Bisnis.com, JAKARTA - Ombudsman RI menyoroti deretan kebijakan Kementerian Perdagangan terkait minyak goreng yang justru merugikan pelaku usaha dan rakyat. Sebab, akibat kebijakan tersebut ekspor minyak sawit mentah (crude palm oil/CPO) terhambat dan minyak goreng langka dan mahal di pasaran.
Anggota Ombdusman Yeka Hendra Fatika mengatakan dalam menangani permasalahan penyediaan dan stabilisasasi harga komoditas minyak goreng telah terbit tujuh Peraturan Menteri Perdagangan, dua Keputusan Menteri Perdagangan, dan satu Keputusan Direktur Jenderal.
Menurutnya, banyaknya jumlah peraturan menteri yang diterbitkan dalam kurun waktu yang relatif sangat singkat untuk mengendalikan permasalahan minyak goreng tersebut.
Namun, aturan itu tidak mampu mengatasi permasalahan minyak goreng yang dihadapi dalam waktu cepat, sehingga menimbulkan kerugian pelaku usaha dan masyarakat.
“Hal ini menandakan bahwa proses perencanaan dan penyusunan peraturan tersebut tidak dilaksanakan sesuai dengan kaidah-kaidah penyusunan peraturan perundangundangan dengan menerapkan ‘asas dapat dilaksanakan’, ‘asas kedayagunaan dan kehasilgunaan’, ‘asas keterbukaan’, dan ‘asas keadilan’,” ujar Yeka dalam keterangan pers virtual, Selasa (13/9/2022).
Yeka juga meminta pemerintah untuk melakukan reformulasi terhadap kebijakan domestic market obligation (DMO). Pasalnya, Kebijakan DMO yang berlaku saat ini berdampak terhadap terhambatnya proses penerbitan persetujuan ekspor bagi pelaku usaha.
“Mengingat persetujuan ekspor bagi pelaku usaha baru dapat diterbitkan setelah proses validasi hingga konsumen akhir [penyerahan DMO 20 persen]. Hal ini jelas memperlambat ekspor stok CPO dalam negeri,” jelas Yeka.

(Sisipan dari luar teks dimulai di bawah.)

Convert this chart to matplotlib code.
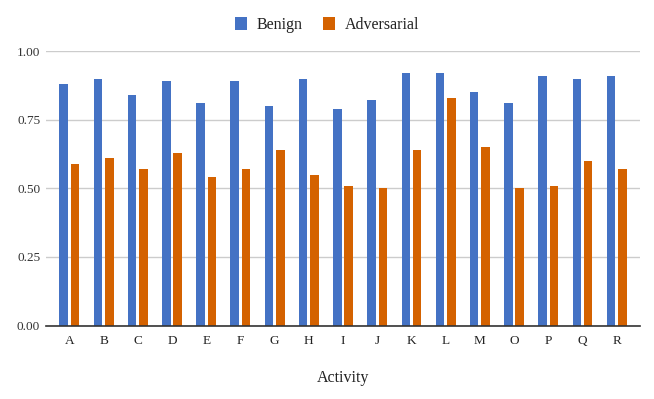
import matplotlib
matplotlib.use("Agg")
import matplotlib.pyplot as plt
import numpy as np

activities = ["A", "B", "C", "D", "E", "F", "G", "H", "I", "J", "K", "L", "M", "O", "P", "Q", "R"]
benign = [0.88, 0.90, 0.84, 0.89, 0.81, 0.89, 0.80, 0.90, 0.79, 0.82, 0.92, 0.92, 0.85, 0.81, 0.91, 0.90, 0.91]
adversarial = [0.59, 0.61, 0.57, 0.63, 0.54, 0.57, 0.64, 0.55, 0.51, 0.50, 0.64, 0.83, 0.65, 0.50, 0.51, 0.60, 0.57]
yticks = [0.00, 0.25, 0.50, 0.75, 1.00]

serif = "Liberation Serif"

fig = plt.figure(figsize=(6.54, 3.99), dpi=100)
ax = fig.add_axes([0.070, 0.184, 0.909, 0.688])

x = np.arange(len(activities))
w = 0.25
off = 0.165
b1 = ax.bar(x - off, benign, w, color="#4472C4", label="Benign", zorder=3)
b2 = ax.bar(x + off, adversarial, w, color="#D46200", label="Adversarial", zorder=3)

ax.set_xlim(-0.69, len(activities) - 1 + 0.69)
ax.set_ylim(0, 1.0)
ax.set_yticks(yticks)
ax.set_yticklabels([f"{v:.2f}" for v in yticks], fontfamily=serif, fontsize=9.5, color="#333333")
ax.set_xticks(x)
ax.set_xticklabels(activities, fontfamily=serif, fontsize=9.5, color="#222222")
ax.tick_params(axis="both", length=0)
ax.tick_params(axis="x", pad=7)
ax.tick_params(axis="y", pad=4)
ax.yaxis.grid(True, color="#cccccc", linewidth=1, zorder=0)
for s in ["top", "right", "left"]:
    ax.spines[s].set_visible(False)
ax.spines["bottom"].set_color("#333333")
ax.spines["bottom"].set_linewidth(1.2)
ax.spines["bottom"].set_zorder(4)

ax.set_xlabel("Activity", fontfamily=serif, fontsize=11.5, color="#222222", labelpad=16)

leg = fig.legend(handles=[b1, b2], loc="center", bbox_to_anchor=(0.5, 0.938), ncol=2,
                 frameon=False, prop={"family": serif, "size": 11.5},
                 handlelength=0.75, handleheight=0.85, handletextpad=0.6, columnspacing=1.3)
for t in leg.get_texts():
    t.set_color("#222222")

fig.savefig("out.png", dpi=100)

Merespon temuan Ombudsman, praktisi hukum Hotman Sitorus berpendapat bahwa deretan kebijakan Kemendag termasuk kewajiban DMO 20 persen berdampak tidak adanya kepastian hukum bagi pelaku usaha.
Menurutnya, tuduhan korupsi PE minyak goreng pun berawal dari aturan pemerintah terkait dengan kewajiban DMO, dan ketentuan harga penjualan di dalam negeri (DPO) atas komoditas CPO dan turunannya.
“Aturan tersebut, syarat mutlak bagi para produsen CPO, dan turunannya, untuk mendapatkan PE CPO dan turunannya ke luar negeri. Hal tersebut dianggap sebagai salah satu penyebab terjadinya kelangkaan, dan pelambungan harga tinggi komoditas minyak goreng sejak akhir 2021 lalu,” kata dia, Selasa (13/9/2022).
Kejaksaan Agung sendiri menetapkan tersangka korupsi minyak goreng, yaitu Indrasari Wisnu Wardhana selaku Direktur Jenderal Perdagangan Luar Negeri Kementerian Perdagangan (Dirjen Daglu Kemendag), Master Parulian Tumanggor selaku Komisaris PT Wilmar Nabati Indonesia, Stanley MA selaku Senior Manager Corporate Affair Permata Hijau Grup (PHG), dan Picare Tagore Sitanggang selaku General Manager di Bagian General Affair PT Musim Mas, dan Lin Che Wei alias Weibinanto Halimdjati.